6282 Message and Medium: Re-Defining Environmentalism

Friday, February 17, 2012: 8:30 AM
Room 214 (VCC West Building)
Joe Zammit-Lucia , Independent Artist, Sag Harbor, NY
Nobody's listening.

Sometimes this is what it feels like as we struggle to reach new audiences with environmental and sustainability messages.

Fifty years of science based advocacy has brought the issues of sustainability and environmental degradation to the fore and made them part of everyday parlance. Yet, we have not meaningfully moved beyond the 'environmental pollution' narrative of the 60s and 70s and, more recently, progress both at the policy and individual levels seems to have stalled. In today's US of A, no politician who intends to keep the job dare declare unconditional support for the EPA or for the science of climate change.

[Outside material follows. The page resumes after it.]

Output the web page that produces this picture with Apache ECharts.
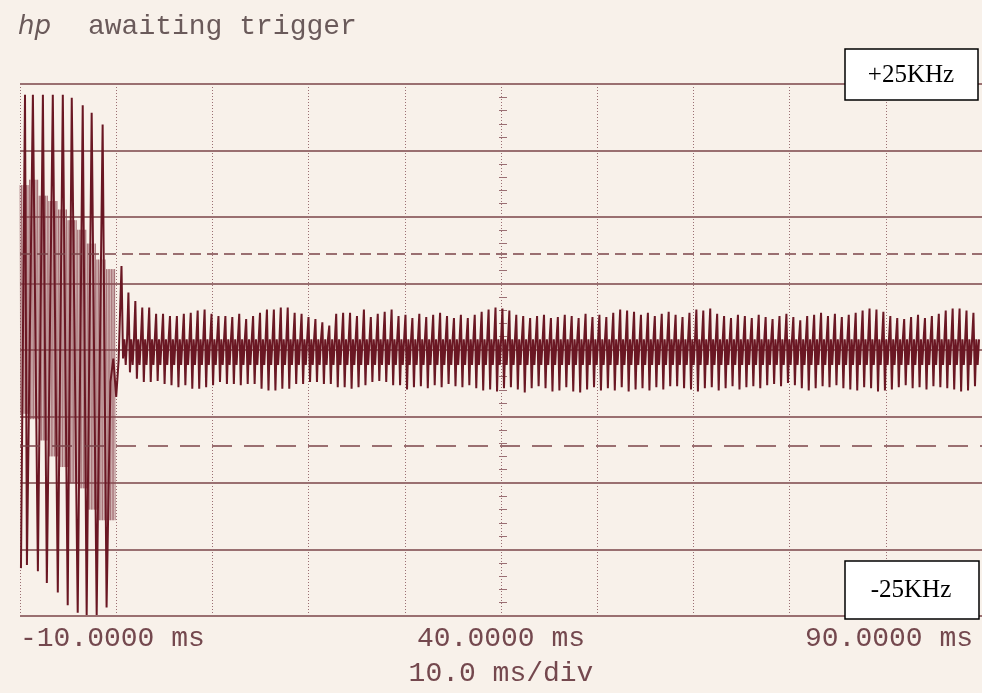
<!DOCTYPE html>
<html>
<head>
<meta charset="utf-8">
<script src="https://cdn.jsdelivr.net/npm/echarts@6/dist/echarts.min.js"></script>
<style>
  html, body { margin: 0; padding: 0; background: #f8f1ea; }
  #scope { width: 982px; height: 693px; }
</style>
</head>
<body>
<div id="scope"></div>
<script>
// axes: time in ms, FM deviation in kHz (8 div = +-25 kHz)
const timeMin = -10, timeMax = 90, timeStep = 10;
const devMin = -25, devMax = 25, devStep = 6.25;
const tickLabels = { '-10': '-10.0000 ms', '40': '40.0000 ms', '90': '90.0000 ms' };
const refLevels = [9, -9];

// burst before the trigger point, big swings up and down
const burstTopMs = [-9.48, -8.66, -7.62, -6.59, -5.55, -4.62, -3.48, -2.55, -1.41];
const burstTopKHz = [24.0, 24.0, 24.0, 24.0, 24.0, 23.7, 23.0, 22.3, 21.2];
const burstLowMs = [-9.9, -9.28, -8.14, -7.21, -6.07, -5.04, -4.0, -3.07, -2.03, -1.0];
const burstLowKHz = [-20.5, -20.2, -20.8, -21.9, -22.8, -24.0, -24.7, -24.9, -24.9, -24.2];

// the lighter filled band behind the burst (edges per ms)
const bandMs = [-10, -9, -8, -7, -6, -5, -4, -3, -2, -1];
const bandHi = [15.5, 16.0, 14.5, 14.0, 13.2, 12.2, 11.3, 10.0, 8.5, 7.6];
const bandLo = [-6.0, -6.5, -8.5, -10.0, -11.0, -12.5, -13.0, -15.0, -16.0, -16.0];

// settling right after 0 ms
const transMs = [-0.6, -0.3, 0.0, 0.25];
const transKHz = [-3.0, -0.8, -4.4, -1.0];

// settled trace, one stroke every strokeMs
const strokeStart = 0.55, strokeMs = 0.72;
const strokeTop = [
  7.9, 5.4, 4.6, 4.0, 4.0, 3.4, 3.4, 3.2, 3.2, 3.4,
  3.5, 3.7, 3.8, 3.4, 3.2, 3.2, 3.1, 3.4, 2.9, 3.2,
  3.5, 3.8, 3.8, 4.0, 4.0, 3.5, 3.4, 3.1, 2.9, 2.6,
  2.3, 3.4, 3.5, 3.5, 3.2, 3.8, 3.1, 3.4, 3.6, 3.8,
  3.2, 3.3, 3.0, 3.4, 3.1, 3.3, 3.5, 3.2, 3.0, 3.3,
  3.0, 3.3, 3.6, 3.8, 4.0, 3.9, 3.7, 3.3, 3.2, 3.0,
  3.2, 3.3, 3.0, 3.1, 3.3, 3.2, 3.0, 3.4, 3.1, 3.3,
  3.1, 3.5, 3.8, 3.7, 3.6, 3.3, 3.5, 3.2, 3.4, 3.6,
  3.3, 3.1, 3.5, 3.8, 3.7, 3.9, 3.4, 3.2, 3.0, 3.3,
  3.2, 3.0, 3.3, 3.1, 2.9, 3.2, 3.4, 3.1, 2.8, 3.2,
  3.3, 3.5, 3.2, 3.4, 3.1, 3.3, 3.5, 3.7, 3.9, 3.8,
  3.6, 3.2, 3.0, 2.9, 3.1, 3.3, 3.0, 3.2, 3.4, 3.7,
  3.9, 3.9, 3.7, 3.5
];
const strokeLow = [
  -0.8, -2.1, -2.7, -3.0, -3.0, -2.9, -3.2, -3.3, -3.5, -3.3,
  -3.65, -3.65, -3.5, -3.3, -3.0, -3.2, -3.2, -3.3, -3.2, -3.2,
  -3.65, -3.8, -3.8, -3.65, -3.65, -3.2, -3.2, -3.0, -3.0, -3.2,
  -3.2, -3.5, -3.5, -3.65, -3.5, -3.3, -3.0, -2.9, -3.0, -3.3,
  -3.3, -3.7, -3.5, -3.4, -3.6, -3.3, -3.5, -3.2, -3.4, -3.5,
  -3.3, -3.6, -3.8, -3.7, -3.9, -3.6, -3.5, -3.7, -4.0, -3.6,
  -3.4, -3.6, -3.9, -3.8, -3.5, -3.9, -4.0, -3.7, -3.5, -3.8,
  -3.6, -3.8, -3.5, -3.9, -3.7, -3.6, -3.8, -3.5, -3.7, -3.4,
  -3.4, -3.6, -3.7, -3.9, -3.6, -3.5, -3.8, -3.6, -3.4, -3.7,
  -3.5, -3.4, -3.6, -3.3, -3.2, -3.4, -3.1, -3.3, -3.6, -3.8,
  -3.6, -3.4, -3.5, -3.3, -3.6, -3.7, -3.8, -3.5, -3.6, -3.9,
  -3.8, -3.7, -3.5, -3.3, -3.6, -3.5, -3.7, -3.4, -3.5, -3.6,
  -3.7, -3.9, -3.8, -3.4
];
// dark inner band of the settled trace
const innerHi = 1.0, innerLo = -1.4;

const ink = '#6a1723';
const gridInk = '#7b4449';
const textInk = '#74484e';
const monoFont = 'Liberation Mono';

// band behind the burst: zig-zag between its edges
let bandData = [];
bandMs.forEach(function (t, i) {
  for (let k = 0; k < 12; k++) {
    bandData.push([t + k / 12, k % 2 == 0 ? bandHi[i] : bandLo[i]]);
  }
});

// main trace
let trace = [];
burstTopMs.forEach(function (t, i) { trace.push([t, burstTopKHz[i]]) });
burstLowMs.forEach(function (t, i) { trace.push([t, burstLowKHz[i]]) });
trace.sort(function (a, b) { return a[0] - b[0] });
transMs.forEach(function (t, i) { trace.push([t, transKHz[i]]) });
strokeTop.forEach(function (v, i) {
  let t = strokeStart + i * strokeMs;
  trace.push([t, v], [t + 0.16, strokeLow[i]], [t + 0.3, innerHi], [t + 0.44, innerLo], [t + 0.58, innerHi]);
});

let chart = echarts.init(document.getElementById('scope'));

let option = {
  backgroundColor: '#f8f1ea',
  animation: false,
  grid: { left: 20, top: 84, width: 966, height: 534 },
  xAxis: {
    type: 'value',
    min: timeMin,
    max: timeMax,
    interval: timeStep,
    axisLine: { show: false },
    axisTick: { show: false },
    splitLine: { show: true, lineStyle: { type: [1, 2], color: '#9b6f73', width: 1 } },
    axisLabel: {
      show: true,
      interval: 0,
      margin: 9,
      alignMinLabel: 'left',
      alignMaxLabel: 'right',
      fontFamily: monoFont,
      fontSize: 28,
      color: textInk,
      formatter: function (v) {
        if (v == timeMax) return '{r|' + tickLabels[v] + '}';
        return tickLabels[v] || '';
      },
      rich: {
        r: { fontFamily: monoFont, fontSize: 28, color: textInk, padding: [0, 9, 0, 0] }
      }
    },
    name: '10.0 ms/div',
    nameLocation: 'middle',
    nameGap: 44,
    nameTextStyle: { fontFamily: monoFont, fontSize: 28, color: textInk }
  },
  yAxis: [{
    type: 'value',
    min: devMin,
    max: devMax,
    interval: devStep,
    axisLine: { show: false },
    axisTick: { show: false },
    axisLabel: { show: false },
    splitLine: { show: true, lineStyle: { color: gridInk, width: 1.5 } }
  }, {
    // tick crosses along the centre vertical line
    type: 'value',
    min: devMin,
    max: devMax,
    interval: devStep,
    position: 'left',
    offset: -487,
    axisLine: { show: false },
    axisTick: { show: true, length: 8, lineStyle: { color: '#9b6f73', width: 1 } },
    minorTick: { show: true, splitNumber: 5, length: 8, lineStyle: { color: '#9b6f73', width: 1 } },
    axisLabel: { show: false },
    splitLine: { show: false }
  }],
  series: [{
    name: 'band',
    type: 'line',
    data: bandData,
    showSymbol: false,
    silent: true,
    z: 1,
    lineStyle: { color: '#8e4d55', width: 1, opacity: 0.55 },
    markLine: {
      silent: true,
      symbol: 'none',
      label: { show: false },
      data: [
        { yAxis: refLevels[0], lineStyle: { type: [11, 6], color: gridInk, width: 1.5 } },
        { yAxis: refLevels[1], lineStyle: { type: [20, 12], color: gridInk, width: 1.5 } }
      ]
    }
  }, {
    name: 'trace',
    type: 'line',
    data: trace,
    showSymbol: false,
    silent: true,
    z: 3,
    lineStyle: { color: ink, width: 2 }
  }],
  graphic: [
    { type: 'text', x: 18, y: 14, style: { text: 'hp', font: 'italic 26px "DejaVu Sans"', fill: '#6a5a5a' } },
    { type: 'text', x: 88, y: 27, style: { text: 'awaiting trigger', font: '28px "Liberation Mono"', fill: '#6a5a5a', verticalAlign: 'middle' } },
    { type: 'rect', z: 100, shape: { x: 845, y: 49, width: 133, height: 51 }, style: { fill: '#fff', stroke: '#000', lineWidth: 1.5 } },
    { type: 'text', z: 101, x: 911, y: 75, style: { text: '+25KHz', font: '25px "Liberation Serif"', fill: '#000', align: 'center', verticalAlign: 'middle' } },
    { type: 'rect', z: 100, shape: { x: 845, y: 561, width: 134, height: 58 }, style: { fill: '#fff', stroke: '#000', lineWidth: 1.5 } },
    { type: 'text', z: 101, x: 911, y: 590, style: { text: '-25KHz', font: '25px "Liberation Serif"', fill: '#000', align: 'center', verticalAlign: 'middle' } }
  ]
};

chart.setOption(option);
</script>
</body>
</html>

It is tempting to believe that all that is needed is to change the medium through which we communicate our message; that the arts can help us achieve that by softening and 'pretty-fying' our message and taking it to a wider audience. We need to go much further. The arts and the humanities provide a different world view that can help us re-frame the issues, re-cast our message and re-vitalize our ability to reach beyond the already converted.

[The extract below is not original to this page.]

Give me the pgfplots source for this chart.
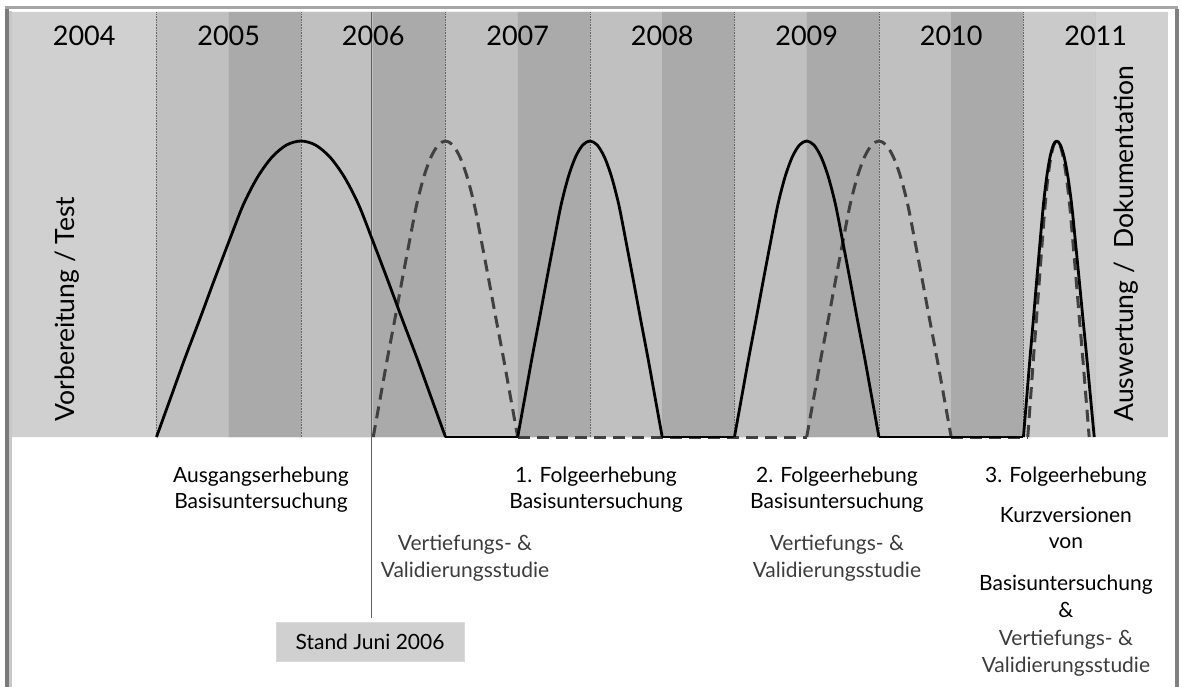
\documentclass[border=0pt]{standalone}
\usepackage{pgfplots}
\pgfplotsset{compat=1.18}
\usepackage{fontspec}
\setmainfont{Lato}
\definecolor{bgl}{RGB}{208,208,208}
\definecolor{bmed}{RGB}{192,192,192}
\definecolor{bdark}{RGB}{170,170,170}
\definecolor{b11}{RGB}{202,202,202}
\definecolor{dashc}{RGB}{64,64,64}
\definecolor{txtg}{RGB}{60,60,60}
\begin{document}
\begin{tikzpicture}[x=1pt,y=1pt]
\useasboundingbox (-12,-249) rectangle (1169,437);
\begin{axis}[
  at={(0,0)}, anchor=south west,
  width=1156pt, height=425pt, scale only axis,
  xmin=2004, xmax=2012, ymin=0, ymax=425,
  hide axis, clip=false,
  dashs/.style={no marks, color=dashc, line width=3pt, dash pattern=on 12pt off 7pt, line join=round},
  sol/.style={no marks, color=black, line width=2.8pt, line join=round},
]
% background bands
\addplot[const plot, fill=bgl, draw=none] coordinates {(2004,425) (2012,425)} \closedcycle;
\addplot[const plot, fill=bmed, draw=none] coordinates {
 (2005,425) (2005.5,0) (2006,425) (2006.5,0) (2007,425) (2007.5,0)
 (2008,425) (2008.5,0) (2009,425) (2009.5,0) (2010,425) (2010.5,0)} \closedcycle;
\addplot[const plot, fill=bdark, draw=none] coordinates {
 (2005.5,425) (2006,0) (2006.5,425) (2007,0) (2007.5,425) (2008,0)
 (2008.5,425) (2009,0) (2009.5,425) (2010,0) (2010.5,425) (2011,0)} \closedcycle;
\addplot[const plot, fill=b11, draw=none] coordinates {(2011,425) (2011.5,425)} \closedcycle;
% year separators
\addplot[ycomb, no marks, densely dotted, color=gray!80!black, line width=0.6pt] coordinates {
 (2005,425) (2006,425) (2007,425) (2008,425) (2009,425) (2010,425) (2011,425)};
\addplot[ycomb, no marks, color=gray!45, line width=0.6pt] coordinates {(2011.5,425)};
% Stand Juni 2006 line
\addplot[no marks, color=black!62, line width=1.1pt] coordinates {(2006.485,425) (2006.485,-181)};
% dashed series: Vertiefungs- & Validierungsstudie
\addplot[dashs] coordinates {(2007.5,0) (2009.5,0)};
\addplot[dashs] coordinates {(2010.5,0) (2011.03,0)};
\addplot[dashs, smooth, tension=0.5] coordinates {
 (2006.5,0) (2006.55,40) (2006.6,80) (2006.65,118) (2006.7,157) (2006.75,195) (2006.8,232) (2006.85,260) (2006.9,280) (2006.95,292) (2007.0,296)
 (2007.05,292) (2007.1,280) (2007.15,260) (2007.2,232) (2007.25,195) (2007.3,157) (2007.35,118) (2007.4,80) (2007.45,40) (2007.5,0)};
\addplot[dashs, smooth, tension=0.5] coordinates {
 (2009.5,0) (2009.55,40) (2009.6,80) (2009.65,118) (2009.7,157) (2009.75,195) (2009.8,232) (2009.85,260) (2009.9,280) (2009.95,292) (2010.0,296)
 (2010.05,292) (2010.1,280) (2010.15,260) (2010.2,232) (2010.25,195) (2010.3,157) (2010.35,118) (2010.4,80) (2010.45,40) (2010.5,0)};
\addplot[dashs, smooth, tension=0.5] coordinates {
 (2011.03,0) (2011.05,40) (2011.07,80) (2011.09,118) (2011.11,157) (2011.13,195) (2011.15,232) (2011.17,260) (2011.19,280) (2011.21,292) (2011.23,296)
 (2011.2525,292) (2011.275,280) (2011.2975,260) (2011.32,232) (2011.3425,195) (2011.365,157) (2011.3875,118) (2011.41,80) (2011.4325,40) (2011.455,0)};
% solid series: Basisuntersuchung
\addplot[sol] coordinates {(2007.0,0) (2007.5,0)};
\addplot[sol] coordinates {(2008.5,0) (2009.0,0)};
\addplot[sol] coordinates {(2010.0,0) (2011.0,0)};
\addplot[sol, smooth, tension=0.5] coordinates {
 (2005.0,0) (2005.1,40) (2005.2,80) (2005.3,118) (2005.4,157) (2005.5,195) (2005.6,232) (2005.7,260) (2005.8,280) (2005.9,292) (2006.0,296)
 (2006.1,292) (2006.2,280) (2006.3,260) (2006.4,232) (2006.5,195) (2006.6,157) (2006.7,118) (2006.8,80) (2006.9,40) (2007.0,0)};
\addplot[sol, smooth, tension=0.5] coordinates {
 (2007.5,0) (2007.55,40) (2007.6,80) (2007.65,118) (2007.7,157) (2007.75,195) (2007.8,232) (2007.85,260) (2007.9,280) (2007.95,292) (2008.0,296)
 (2008.05,292) (2008.1,280) (2008.15,260) (2008.2,232) (2008.25,195) (2008.3,157) (2008.35,118) (2008.4,80) (2008.45,40) (2008.5,0)};
\addplot[sol, smooth, tension=0.5] coordinates {
 (2009.0,0) (2009.05,40) (2009.1,80) (2009.15,118) (2009.2,157) (2009.25,195) (2009.3,232) (2009.35,260) (2009.4,280) (2009.45,292) (2009.5,296)
 (2009.55,292) (2009.6,280) (2009.65,260) (2009.7,232) (2009.75,195) (2009.8,157) (2009.85,118) (2009.9,80) (2009.95,40) (2010.0,0)};
\addplot[sol, smooth, tension=0.5] coordinates {
 (2011.0,0) (2011.023,40) (2011.046,80) (2011.069,118) (2011.092,157) (2011.115,195) (2011.138,232) (2011.161,260) (2011.184,280) (2011.207,292) (2011.23,296)
 (2011.256,292) (2011.282,280) (2011.308,260) (2011.334,232) (2011.36,195) (2011.386,157) (2011.412,118) (2011.438,80) (2011.464,40) (2011.49,0)};
% year labels
\foreach \yr in {2004,...,2011}{
  \edef\tmp{\noexpand\node[anchor=base, font=\noexpand\fontsize{27}{32}\noexpand\selectfont] at (axis cs:\yr.5,391) {\yr};}
  \tmp
}
% rotated labels
\node[rotate=90, anchor=west, font=\fontsize{26.5}{30}\selectfont] at (axis cs:2004.385,12) {Vorbereitung / Test};
\node[rotate=90, anchor=west, font=\fontsize{26.5}{30}\selectfont] at (axis cs:2011.71,12) {Auswertung /\ \ Dokumentation};
% labels below
\tikzset{lab/.style={anchor=base, font=\fontsize{21}{26}\selectfont, inner sep=0pt}}
\node[lab] at (axis cs:2005.723,-45) {Ausgangserhebung};
\node[lab] at (axis cs:2005.723,-71) {Basisuntersuchung};
\node[lab, text=txtg] at (axis cs:2007.135,-113) {Vertiefungs- \&};
\node[lab, text=txtg] at (axis cs:2007.135,-140) {Validierungsstudie};
\node[lab] at (axis cs:2008.042,-45) {1. Folgeerhebung};
\node[lab] at (axis cs:2008.042,-71) {Basisuntersuchung};
\node[lab] at (axis cs:2009.709,-45) {2. Folgeerhebung};
\node[lab] at (axis cs:2009.709,-71) {Basisuntersuchung};
\node[lab, text=txtg] at (axis cs:2009.709,-113) {Vertiefungs- \&};
\node[lab, text=txtg] at (axis cs:2009.709,-140) {Validierungsstudie};
\node[lab] at (axis cs:2011.294,-45) {3. Folgeerhebung};
\node[lab] at (axis cs:2011.294,-85) {Kurzversionen};
\node[lab] at (axis cs:2011.294,-111) {von};
\node[lab] at (axis cs:2011.294,-153) {Basisuntersuchung};
\node[lab] at (axis cs:2011.294,-180) {\&};
\node[lab, text=txtg] at (axis cs:2011.294,-208) {Vertiefungs- \&};
\node[lab, text=txtg] at (axis cs:2011.294,-235) {Validierungsstudie};
% Stand box
\node[fill=bgl, draw=black!15, minimum width=188pt, minimum height=39pt, inner sep=0pt,
      font=\fontsize{21}{26}\selectfont] at (axis cs:2006.478,-204.5) {Stand Juni 2006};
\end{axis}
% picture frame
\draw[color=black!35, line width=2.5pt] (-7,429.5) -- (1166,429.5);
\draw[color=black!52, line width=4pt] (-5,428) -- (-5,-260);
\draw[color=black!22, line width=3pt] (-1.5,426) -- (-1.5,-260);
\draw[color=black!50, line width=4pt] (1164.5,428) -- (1164.5,-260);
\end{tikzpicture}
\end{document}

While science has helped us understand, with limitations, the materiality of things, such materiality has no normative consequences. Society's choices are driven not by what things are in a material sense, but rather by what they are in an ontological sense and we make of them as a matter of values within cultural contexts.

The arts and the humanities can combine with science to help us re-define the very meaning of 'environmentalism' and to craft approaches that are grounded in human values and can resonate with a broad public.